The blond waif shook her head and ran through a door at the back of the restaurant.
“Go on,” the cook said to me. “I guess it’s on the house today.”
20
I dropped Tina off at her bus stop on Pico and then drove toward the address for Peter Rhone on Castle Heights a few blocks south of Cattaraugus. I had all of Mr. Rhone’s information on his registration forms taken from the Galaxie 500.
I got lost for a while driving around the Palms area looking for a way to Rhone’s house. On the way I thought about Margie. I knew Nips Coffee Shop from the time I bought my house down on Genesee. I had seen the small waitress there for the past three years. She never remembered me, though. I gave my order and she filled it with neither a smile nor a frown on her face. But today she was afraid to be in my company. She still didn’t recognize me and so, as I drove around the white neighborhood, I began to see that my history with white people was much more complex than I had ever thought it was. On the one hand Margie had ignored my existence, and on the other I scared her to death. And even while she feared me she still didn’t know me. And what about that cook? How did his impatience with her fears fit in?
I didn’t come up with an answer. But after forty-five minutes of driving in circles I found Peter Rhone’s home.
It was coral pink and box shaped. The roof was flat and the drainpipes were painted a light rust color. The front door was turquoise, and white dahlias decorated the fence around his lawn. There was a lemon-yellow Chevy in the driveway and only one banister for the three wooden steps that led to the front door.
Four weeks ago this house would have sold for three times the amount that the same home would have gone for in Watts. Now the multiplier was more probably five.
“Hello,” she said, answering my knock.
She was a small woman with brown hair piled up into a helmet on the top of her head.
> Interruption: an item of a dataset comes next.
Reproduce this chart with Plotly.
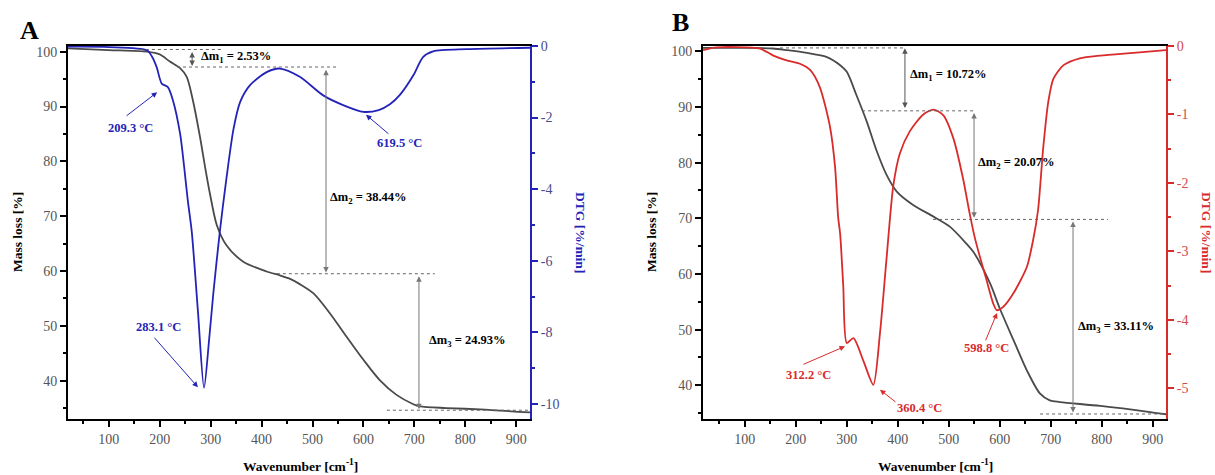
import plotly.graph_objects as go

# ---------------- data ----------------
# Panel A
tg_a_x = [20, 100, 175, 200, 220, 240, 253, 265, 279, 289, 299, 312, 331, 364, 410, 436, 455, 475, 502, 534, 567, 600, 632, 665, 698, 711, 763, 829, 927]
tg_a_y = [100.6, 100.3, 100.0, 99.5, 98.2, 97.0, 95.4, 91.2, 84.5, 79.0, 73.9, 68.4, 64.7, 61.7, 59.9, 59.2, 58.6, 57.6, 55.9, 52.3, 48.0, 43.8, 40.1, 37.4, 35.7, 35.3, 35.0, 34.75, 34.2]
dtg_a_x = [20, 100, 175, 185, 194, 204, 216, 226, 240, 248, 255, 263, 275, 287, 297, 305, 318, 331, 345, 358, 377, 410, 436, 475, 521, 560, 600, 630, 652, 672, 698, 717, 737, 803, 927]
dtg_a_y = [-0.02, -0.03, -0.12, -0.30, -0.59, -1.05, -1.15, -1.52, -2.45, -3.38, -4.30, -5.20, -7.40, -9.55, -8.20, -6.95, -5.19, -3.70, -2.31, -1.56, -1.10, -0.73, -0.63, -0.86, -1.38, -1.65, -1.84, -1.79, -1.63, -1.36, -0.82, -0.31, -0.15, -0.09, -0.05]

# Panel B
tg_b_x = [18, 100, 155, 183, 222, 260, 287, 300, 319, 339, 359, 378, 398, 430, 470, 502, 535, 548, 581, 600, 627, 653, 679, 698, 718, 797, 895, 926]
tg_b_y = [100.6, 100.6, 100.5, 100.2, 99.7, 99.0, 97.5, 96.3, 92.1, 87.4, 82.0, 77.8, 74.8, 72.4, 70.3, 68.5, 65.4, 64.0, 58.3, 53.8, 48.1, 42.7, 38.5, 37.3, 37.0, 36.3, 35.2, 34.8]
dtg_b_x = [18, 45, 130, 156, 182, 208, 228, 247, 267, 277, 283, 287, 293, 300, 313, 332, 352, 365, 378, 391, 404, 424, 450, 470, 489, 509, 528, 541, 551, 561, 574, 587, 594, 607, 627, 653, 665, 675, 685, 695, 705, 725, 757, 797, 862, 926]
dtg_b_y = [-0.06, -0.02, -0.04, -0.14, -0.21, -0.26, -0.35, -0.60, -1.18, -1.77, -2.50, -2.75, -3.50, -4.34, -4.27, -4.59, -4.95, -4.20, -3.10, -2.05, -1.57, -1.24, -1.00, -0.93, -1.01, -1.35, -1.94, -2.45, -2.80, -3.08, -3.42, -3.76, -3.86, -3.81, -3.61, -3.23, -2.85, -2.40, -1.50, -0.82, -0.48, -0.28, -0.18, -0.14, -0.10, -0.06]

x_ticks = [100, 200, 300, 400, 500, 600, 700, 800, 900]
left_ticks = [40, 50, 60, 70, 80, 90, 100]
right_ticks_a = [0, -2, -4, -6, -8, -10]
right_ticks_b = [0, -1, -2, -3, -4, -5]

# labels / annotations
peaks_a = ["209.3 °C", "283.1 °C", "619.5 °C"]
peaks_b = ["312.2 °C", "360.4 °C", "598.8 °C"]
dm_a = ["2.53%", "38.44%", "24.93%"]
dm_b = ["10.72%", "20.07%", "33.11%"]

# ---------------- style ----------------
FONT = "Liberation Serif"
GRAY = "#4a4a4a"
BLUE = "#2323b8"
RED = "#d92b2b"
TICKC = "#555555"

fig = go.Figure()
fig.add_trace(go.Scatter(x=tg_a_x, y=tg_a_y, mode="lines", line=dict(color=GRAY, width=1.8, shape="spline", smoothing=0.8), xaxis="x", yaxis="y", showlegend=False))
fig.add_trace(go.Scatter(x=dtg_a_x, y=dtg_a_y, mode="lines", line=dict(color=BLUE, width=1.8, shape="spline", smoothing=0.75), xaxis="x", yaxis="y2", showlegend=False))
fig.add_trace(go.Scatter(x=tg_b_x, y=tg_b_y, mode="lines", line=dict(color=GRAY, width=1.8, shape="spline", smoothing=0.8), xaxis="x2", yaxis="y3", showlegend=False))
fig.add_trace(go.Scatter(x=dtg_b_x, y=dtg_b_y, mode="lines", line=dict(color=RED, width=1.8, shape="spline", smoothing=0.7), xaxis="x2", yaxis="y4", showlegend=False))

ydom = [0.1179, 0.9032]
tickfont = dict(family=FONT, size=14, color=TICKC)

def xax(domain, anchor, rng):
    return dict(domain=domain, anchor=anchor, range=rng, tickvals=x_ticks, ticks="outside", ticklen=6,
                tickwidth=1.5, tickcolor="black", showline=True, linecolor="black", linewidth=2,
                mirror=True, showgrid=False, zeroline=False, tickfont=tickfont, automargin=False,
                minor=dict(dtick=50, tick0=0, ticks="outside", ticklen=3, tickcolor="black", showgrid=False))

def yleft(anchor, rng):
    return dict(domain=ydom, anchor=anchor, range=rng, tickvals=left_ticks, ticks="outside", ticklen=6,
                tickwidth=1.5, tickcolor="black", showline=True, linecolor="black", linewidth=2,
                showgrid=False, zeroline=False, tickfont=tickfont, automargin=False,
                minor=dict(dtick=5, tick0=0, ticks="outside", ticklen=3, tickcolor="black", showgrid=False))

def yright(anchor, over, rng, tv, color, tcolor, mdt):
    return dict(anchor=anchor, overlaying=over, side="right", range=rng, tickvals=tv,
                ticktext=[str(v) for v in tv], ticks="outside", automargin=False,
                ticklen=6, tickwidth=1.5, tickcolor=color, showline=True, linecolor=color, linewidth=2,
                showgrid=False, zeroline=False, tickfont=dict(family=FONT, size=14, color=tcolor),
                minor=dict(dtick=mdt, tick0=0, ticks="outside", ticklen=3, tickcolor=color, showgrid=False))

fig.update_layout(
    width=1215, height=475, margin=dict(l=0, r=0, t=0, b=0, pad=0, autoexpand=False),
    paper_bgcolor="white", plot_bgcolor="white",
    font=dict(family=FONT),
    xaxis=xax([0.056, 0.4362], "y", [20, 927]),
    yaxis=yleft("x", [33.0, 101.04]),
    yaxis2=yright("x", "y", [-10.42, 0.0], right_ticks_a, BLUE, "#4a4a8a", 1),
    xaxis2=xax([0.5786, 0.9597], "y3", [18, 926]),
    yaxis3=yleft("x2", [33.95, 100.95]),
    yaxis4=yright("x2", "y3", [-5.45, 0.0], right_ticks_b, RED, "#d24a4a", 0.5),
)

shapes = []
def dash(xr, yr, x0, x1, y):
    shapes.append(dict(type="line", xref=xr, yref=yr, x0=x0, x1=x1, y0=y, y1=y,
                       line=dict(color="#666666", width=1, dash="dot")))

# Panel A dashed levels
dash("x", "y", 161, 324, 100.4)
dash("x", "y", 234, 550, 97.2)
dash("x", "y", 430, 740, 59.5)
dash("x", "y", 646, 927, 34.6)
# Panel B dashed levels
dash("x2", "y3", 169, 414, 100.6)
dash("x2", "y3", 330, 548, 89.3)
dash("x2", "y3", 469, 812, 69.8)
dash("x2", "y3", 679, 926, 34.85)
fig.update_layout(shapes=shapes)

ann = []
def text(xr, yr, x, y, t, color="black", xanchor="left", size=12.5):
    ann.append(dict(xref=xr, yref=yr, x=x, y=y, text=f"<b>{t}</b>", showarrow=False, xanchor=xanchor,
                    yanchor="middle", font=dict(family=FONT, size=size, color=color)))

def arrow(xr, yr, x, y, ax, ay, color, both=False):
    ann.append(dict(xref=xr, yref=yr, x=x, y=y, ax=ax, ay=ay, axref=xr, ayref=yr, text="",
                    showarrow=True, arrowhead=2, arrowsize=1.1, arrowwidth=1, arrowcolor=color,
                    startarrowhead=2, startarrowsize=1.1,
                    arrowside="end+start" if both else "end"))

# Panel A annotations
text("x", "y", 277, 99.0, f"Δm<sub>1</sub> = {dm_a[0]}")
text("x", "y", 530, 73.3, f"Δm<sub>2</sub> = {dm_a[1]}")
text("x", "y", 725, 47.2, f"Δm<sub>3</sub> = {dm_a[2]}")
arrow("x", "y", 263.6, 97.4, 263.6, 100.2, "#555555", both=True)
arrow("x", "y", 526.5, 59.7, 526.5, 97.0, "#777777", both=True)
arrow("x", "y", 709, 34.8, 709, 59.3, "#777777", both=True)
text("x", "y", 142, 86.1, peaks_a[0], BLUE, "center")
arrow("x", "y", 195, 92.6, 132, 88.1, BLUE)
text("x", "y", 197, 49.8, peaks_a[1], BLUE, "center")
arrow("x", "y", 275, 38.8, 187, 48.1, BLUE)
text("x", "y", 671, 83.3, peaks_a[2], BLUE, "center")
arrow("x", "y", 605, 88.5, 652, 84.8, BLUE)

# Panel B annotations
text("x2", "y3", 420, 95.7, f"Δm<sub>1</sub> = {dm_b[0]}")
text("x2", "y3", 553, 79.9, f"Δm<sub>2</sub> = {dm_b[1]}")
text("x2", "y3", 749.5, 50.5, f"Δm<sub>3</sub> = {dm_b[2]}")
arrow("x2", "y3", 414, 89.8, 414, 100.8, "#555555", both=True)
arrow("x2", "y3", 549.5, 70.1, 549.5, 89.2, "#777777", both=True)
arrow("x2", "y3", 743.6, 35.1, 743.6, 69.7, "#777777", both=True)
text("x2", "y3", 225, 41.85, peaks_b[0], RED, "center")
arrow("x2", "y3", 296.5, 47.0, 212, 43.65, RED)
text("x2", "y3", 441.6, 35.9, peaks_b[1], RED, "center")
arrow("x2", "y3", 365, 39.2, 398.5, 36.8, RED)
text("x2", "y3", 574, 46.7, peaks_b[2], RED, "center")
arrow("x2", "y3", 594.6, 53.0, 571, 47.8, RED)

# Panel letters and axis titles (paper coords)
def ptext(x, y, t, size, color="black", angle=0):
    ann.append(dict(xref="paper", yref="paper", x=x / 1215, y=1 - y / 475, text=t, showarrow=False,
                    xanchor="center", yanchor="middle", textangle=angle,
                    font=dict(family=FONT, size=size, color=color)))

ptext(29, 31, "<b>A</b>", 26)
ptext(680, 23, "<b>B</b>", 26)
ptext(18, 232, "<b>Mass loss [%]</b>", 13.5, angle=-90)
ptext(652, 232, "<b>Mass loss [%]</b>", 13.5, angle=-90)
ptext(580, 232, "<b>DTG [%/min]</b>", 13.5, BLUE, angle=90)
ptext(1206, 232, "<b>DTG [%/min]</b>", 13.5, RED, angle=90)
ptext(300, 465, "<b>Wavenumber [cm<sup>-1</sup>]</b>", 13.5)
ptext(935, 465, "<b>Wavenumber [cm<sup>-1</sup>]</b>", 13.5)

fig.update_layout(annotations=ann)
fig.write_html(
    "out.html",
    config={"displayModeBar": False},
    post_script="document.body.style.margin='0';document.body.style.padding='0';document.body.style.overflow='hidden';",
)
She was thirty but wearing braces.
“Peter Rhone,” I said.
“He’s sick,” she told me.
“Yeah,” I said. “I know what happened to him. But you have to believe me when I tell you that he really needs to talk to me. Now.”
“What’s your name?”
“My name is John Lancer. I think I might have some information that he would want to know.”
“What is it about, Mr. Lancer?”
“It’s private.”
“I’m his wife.”
“And I’m sure he will want to talk to you about what I have to say. But believe me, ma’am, it is not my place to talk about it first.”